News Analysis: New York State Elections
Republicans in New York did not have the same success as in the rest of the country. For the last four years, Democrats have held all of the statewide offices and will continue to do so. However, the Democrats have not been able to get much done in that time, and it’s too soon to determine if that will change.
As expected, Democrat Andrew Cuomo won the race against his controversial Republican rival Carl Paladino, but Cuomo is likely to aggravate his Democratic allies. Cuomo has promised to cut the state’s budget without borrowing money or raising taxes by cutting education and health care spending, which many Democrats will take issue with.

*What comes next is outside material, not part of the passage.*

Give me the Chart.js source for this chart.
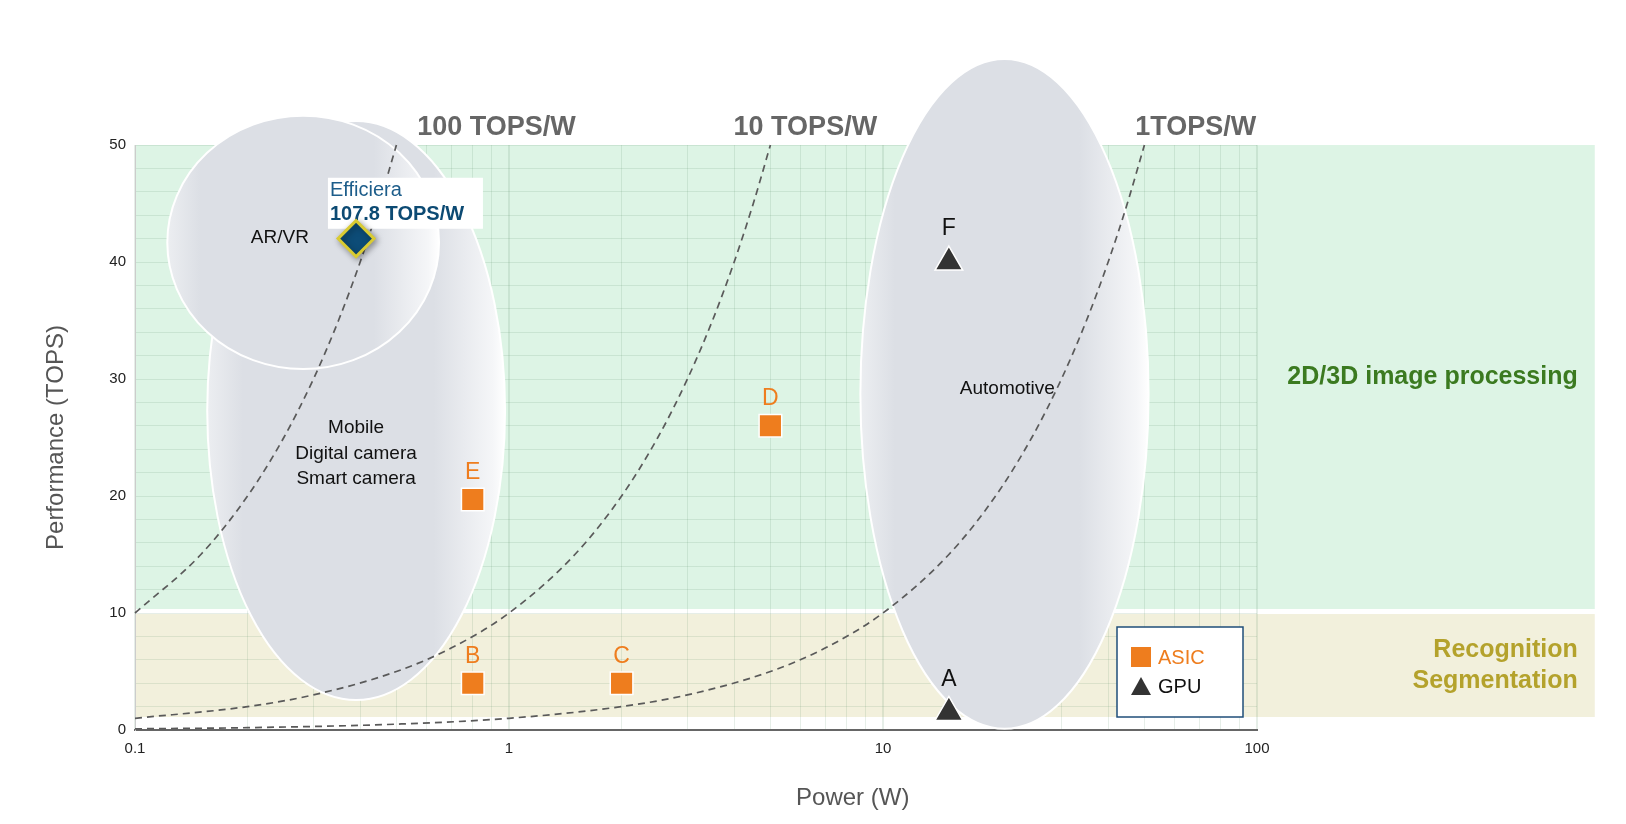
<!DOCTYPE html>
<html>
<head>
<meta charset="utf-8">
<script src="https://cdn.jsdelivr.net/npm/chart.js@4.4.1/dist/chart.umd.min.js"></script>
<style>
  html, body { margin: 0; padding: 0; background: #fff; }
</style>
</head>
<body>
<canvas id="chart" width="1626" height="824"></canvas>
<script>
// ---- data ----
const asicNames = ['B', 'C', 'D', 'E'];
const asicPower = [0.8, 2, 5, 0.8];
const asicTops = [4, 4, 26, 19.7];

const gpuNames = ['A', 'F'];
const gpuPower = [15, 15];
const gpuTops = [1.5, 40];

const efficieraPower = [0.39];
const efficieraTops = [42];

// dashed TOPS/W guides
const line100Power = [0.1, 0.15, 0.2, 0.25, 0.3, 0.35, 0.4, 0.45, 0.5];
const line100Tops = [10, 15, 20, 25, 30, 35, 40, 45, 50];
const line10Power = [0.1, 0.2, 0.3, 0.5, 0.7, 1, 1.5, 2, 2.5, 3, 3.5, 4, 4.5, 5];
const line10Tops = [1, 2, 3, 5, 7, 10, 15, 20, 25, 30, 35, 40, 45, 50];
const line1Power = [0.1, 0.2, 0.5, 1, 2, 3, 5, 7, 10, 15, 20, 25, 30, 35, 40, 45, 50];
const line1Tops = [0.1, 0.2, 0.5, 1, 2, 3, 5, 7, 10, 15, 20, 25, 30, 35, 40, 45, 50];

const effLabels = ['100 TOPS/W', '10 TOPS/W', '1TOPS/W'];
const effLabelPower = [0.926, 6.2, 68.6];
const effLabelTops = [51.5, 51.5, 51.5];

// application regions (ellipses), bounding boxes in W / TOPS
const regionNames = ['Mobile', 'AR/VR', 'Automotive'];
const regionPowerMin = [0.156, 0.122, 8.7];
const regionPowerMax = [0.976, 0.65, 51.3];
const regionTopsMin = [2.56, 30.85, 0.1];
const regionTopsMax = [52.05, 52.5, 57.35];
const regionText = [['Mobile', 'Digital camera', 'Smart camera'], ['AR/VR'], ['Automotive']];
const regionTextPower = [0.39, 0.244, 21.5];
const regionTextTops = [25.8, 42.1, 29.2];

// workload bands
const bandNames = [['2D/3D image processing'], ['Recognition', 'Segmentation']];
const bandTopsMin = [10.34, 1.11];
const bandTopsMax = [50, 9.91];
const bandPowerMax = 800;

const xTickValues = [0.1, 1, 10, 100];
const yTickValues = [0, 10, 20, 30, 40, 50];
const xTitlePower = 8.3;

const orange = '#ee7d1e';
const FONT = "'Liberation Sans', Arial, sans-serif";
Chart.defaults.font.family = FONT;

const isDecade = v => Math.abs(Math.log10(v) - Math.round(Math.log10(v))) < 1e-6;

const pts = (xs, ys) => xs.map((x, i) => ({ x: x, y: ys[i] }));

function ellipsePath(ctx, x0, y0, x1, y1) {
  ctx.beginPath();
  ctx.ellipse((x0 + x1) / 2, (y0 + y1) / 2, (x1 - x0) / 2, (y1 - y0) / 2, 0, 0, Math.PI * 2);
}

const backdrop = {
  id: 'backdrop',
  beforeDraw(chart) {
    const { ctx, scales: { x, y } } = chart;
    const colors = ['#ddf4e5', '#f2f0dc'];
    ctx.save();
    bandNames.forEach((b, i) => {
      const x0 = x.getPixelForValue(x.min);
      const x1 = x.getPixelForValue(bandPowerMax);
      const y0 = y.getPixelForValue(bandTopsMax[i]);
      const y1 = y.getPixelForValue(bandTopsMin[i]);
      ctx.fillStyle = colors[i];
      ctx.fillRect(x0, y0, x1 - x0, y1 - y0);
    });
    ctx.restore();
  },
  beforeDatasetsDraw(chart) {
    const { ctx, scales: { x, y } } = chart;
    ctx.save();
    regionNames.forEach((r, i) => {
      const x0 = x.getPixelForValue(regionPowerMin[i]);
      const x1 = x.getPixelForValue(regionPowerMax[i]);
      const y0 = y.getPixelForValue(regionTopsMax[i]);
      const y1 = y.getPixelForValue(regionTopsMin[i]);
      const g = ctx.createLinearGradient(x0, 0, x1, 0);
      g.addColorStop(0, '#eceef1');
      g.addColorStop(0.12, '#dcdfe5');
      g.addColorStop(0.76, '#dcdfe5');
      g.addColorStop(0.96, '#f5f6f8');
      g.addColorStop(1, '#ffffff');
      ellipsePath(ctx, x0, y0, x1, y1);
      ctx.fillStyle = g;
      ctx.fill();
      ctx.strokeStyle = '#ffffff';
      ctx.lineWidth = 2;
      ctx.stroke();
    });
    ctx.restore();
  },
  beforeDatasetDraw(chart, args) {
    const { ctx, scales: { x, y } } = chart;
    if (args.index !== 0) return;
    // Efficiera call-out box, under the diamond
    const left = x.getPixelForValue(0.328);
    const top = y.getPixelForValue(47.2);
    ctx.save();
    ctx.fillStyle = '#ffffff';
    ctx.fillRect(left, top, 155, 51);
    ctx.textAlign = 'left';
    ctx.textBaseline = 'middle';
    ctx.fillStyle = '#1d5d8a';
    ctx.font = '20px ' + FONT;
    ctx.fillText('Efficiera', left + 2, top + 13);
    ctx.fillStyle = '#0c4a73';
    ctx.font = 'bold 20px ' + FONT;
    ctx.fillText('107.8 TOPS/W', left + 2, top + 37);
    ctx.shadowColor = 'rgba(0,0,0,0.35)';
    ctx.shadowBlur = 6;
    ctx.shadowOffsetX = 2;
    ctx.shadowOffsetY = 2;
  },
  afterDatasetDraw(chart, args) {
    if (args.index === 0) chart.ctx.restore();
  },
  afterDatasetsDraw(chart) {
    const { ctx, chartArea, scales: { x, y } } = chart;
    ctx.save();
    ctx.textAlign = 'center';
    ctx.textBaseline = 'middle';

    // point letters
    ctx.font = '23px ' + FONT;
    chart.getDatasetMeta(1).data.forEach((p, i) => {
      ctx.fillStyle = orange;
      ctx.fillText(asicNames[i], p.x, p.y - 27);
    });
    chart.getDatasetMeta(2).data.forEach((p, i) => {
      ctx.fillStyle = '#111';
      ctx.fillText(gpuNames[i], p.x, p.y - 33);
    });

    // region captions
    ctx.font = '19px ' + FONT;
    ctx.fillStyle = '#111';
    regionText.forEach((lines, i) => {
      const cx = x.getPixelForValue(regionTextPower[i]);
      const cy = y.getPixelForValue(regionTextTops[i]);
      lines.forEach((t, k) => ctx.fillText(t, cx, cy + k * 25.5));
    });

    // TOPS/W captions
    ctx.font = 'bold 27px ' + FONT;
    ctx.fillStyle = '#666';
    effLabels.forEach((t, i) => {
      ctx.fillText(t, x.getPixelForValue(effLabelPower[i]), y.getPixelForValue(effLabelTops[i]));
    });

    // band captions
    const bandColors = ['#3b7a20', '#b4a22c'];
    ctx.font = 'bold 25px ' + FONT;
    ctx.textAlign = 'right';
    const bx = x.getPixelForValue(bandPowerMax) - 17;
    bandNames.forEach((lines, i) => {
      const yc = (y.getPixelForValue(bandTopsMax[i]) + y.getPixelForValue(bandTopsMin[i])) / 2;
      ctx.fillStyle = bandColors[i];
      lines.forEach((t, k) => ctx.fillText(t, bx, yc + (k - (lines.length - 1) / 2) * 31));
    });

    // legend box
    const lw = 126, lh = 90;
    const lx = chartArea.right - 14 - lw;
    const ly = chartArea.bottom - 13 - lh;
    ctx.fillStyle = '#fff';
    ctx.fillRect(lx, ly, lw, lh);
    ctx.strokeStyle = '#1f4e79';
    ctx.lineWidth = 1.5;
    ctx.strokeRect(lx, ly, lw, lh);
    ctx.fillStyle = orange;
    ctx.fillRect(lx + 14, ly + 20, 20, 20);
    ctx.beginPath();
    ctx.moveTo(lx + 24, ly + 50);
    ctx.lineTo(lx + 34, ly + 68);
    ctx.lineTo(lx + 14, ly + 68);
    ctx.closePath();
    ctx.fillStyle = '#333';
    ctx.fill();
    ctx.textAlign = 'left';
    ctx.font = '20px ' + FONT;
    ctx.fillStyle = orange;
    ctx.fillText('ASIC', lx + 41, ly + 31);
    ctx.fillStyle = '#111';
    ctx.fillText('GPU', lx + 41, ly + 60);

    // x axis title
    ctx.textAlign = 'center';
    ctx.font = '24px ' + FONT;
    ctx.fillStyle = '#555';
    ctx.fillText('Power (W)', x.getPixelForValue(xTitlePower), chartArea.bottom + 68);
    ctx.restore();
  }
};

const guide = (data) => ({
  data: data,
  showLine: true,
  borderColor: '#5a5a5a',
  borderWidth: 1.7,
  borderDash: [7, 5],
  pointRadius: 0,
  tension: 0.3,
  cubicInterpolationMode: 'monotone',
  order: 2
});

new Chart(document.getElementById('chart'), {
  type: 'scatter',
  data: {
    datasets: [
      {
        label: 'Efficiera',
        data: pts(efficieraPower, efficieraTops),
        pointStyle: 'rectRot',
        pointRadius: 18,
        backgroundColor: '#0d4c77',
        borderColor: '#d9cb32',
        borderWidth: 3,
        order: 0
      },
      {
        label: 'ASIC',
        data: pts(asicPower, asicTops),
        pointStyle: 'rect',
        pointRadius: 16,
        backgroundColor: orange,
        borderColor: '#fff',
        borderWidth: 1.5,
        order: 1
      },
      {
        label: 'GPU',
        data: pts(gpuPower, gpuTops),
        pointStyle: 'triangle',
        pointRadius: 16,
        backgroundColor: '#333',
        borderColor: '#fff',
        borderWidth: 1.5,
        order: 1
      },
      guide(pts(line100Power, line100Tops)),
      guide(pts(line10Power, line10Tops)),
      guide(pts(line1Power, line1Tops))
    ]
  },
  options: {
    responsive: false,
    devicePixelRatio: 1,
    animation: false,
    events: [],
    clip: false,
    layout: { padding: { top: 145, right: 369, left: 0, bottom: 0 } },
    plugins: { legend: { display: false }, tooltip: { enabled: false } },
    scales: {
      x: {
        type: 'logarithmic',
        min: 0.1,
        max: 100,
        afterFit(scale) { scale.height = 94; },
        afterBuildTicks(scale) {
          const ticks = [];
          xTickValues.forEach((d, i) => {
            const steps = i < xTickValues.length - 1 ? [1, 2, 3, 4, 5, 6, 7, 8, 9] : [1];
            steps.forEach(m => ticks.push({ value: +(d * m).toPrecision(3) }));
          });
          scale.ticks = ticks;
        },
        ticks: {
          autoSkip: false,
          maxRotation: 0,
          padding: 10,
          color: '#222',
          font: { size: 15 },
          callback: v => (xTickValues.includes(v) ? String(v) : '')
        },
        grid: {
          drawTicks: false,
          color: 'rgba(90,140,100,0.15)',
          lineWidth: c => (c.tick && isDecade(c.tick.value) ? 2 : 1)
        },
        border: { color: '#666', width: 2 }
      },
      y: {
        min: 0,
        max: 50,
        afterFit(scale) { scale.width = 135; },
        ticks: {
          stepSize: 2,
          autoSkip: false,
          padding: 9,
          color: '#222',
          font: { size: 15 },
          callback: v => (yTickValues.includes(v) ? String(v) : '')
        },
        grid: {
          drawTicks: false,
          color: 'rgba(90,140,100,0.15)'
        },
        border: { color: '#ccc', width: 1 },
        title: {
          display: true,
          text: 'Performance (TOPS)',
          color: '#555',
          font: { size: 24 },
          padding: { top: 42, bottom: 0 }
        }
      }
    }
  },
  plugins: [backdrop]
});
</script>
</body>
</html>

Governors of the recent past have all been bogged down with corruption charges and their inability to get anything done. Eliot Spitzer was elected in 2006, but resigned less than a year later after The New York Times revealed that he was a client of a prostitution ring.
His replacement David Paterson has been criticized for being ineffectual and verging on corruption. In February 2010, soon after Paterson announced that he would run for governor, The New York Times reported “that the governor and his State Police detail had intervened in a case of domestic violence involving a top aide.” On February 26, less than a week after he announced his campaign, Paterson said that he would not be running for governor.
Cuomo, whose father also served as New York governor, is expected to get things done in Albany. However, the state Senate could cause problems for him.
Just two years ago the Democrats wrested control of the state Senate from the Republicans, who had controlled the body for 40 years. Last spring, Republicans and Democrats were unable to come to an agreement on the budget and effectively shut down the Capitol and their accomplishments have been overshadowed by corruption. As of press time, three key races were still undecided. If Republicans win two, they will control the Senate.
This year, state legislature elections are particularly important. Every decade, based on the results of the national census, congressional districts are redrawn by the state government. This process affects national elections. “Both parties traditionally try to gain an electoral edge through gerrymandering and other forms of creative cartography,” according to The New York Times.
Democrats still control the state Assembly, but if they lose the Senate, there could be issues getting anything done.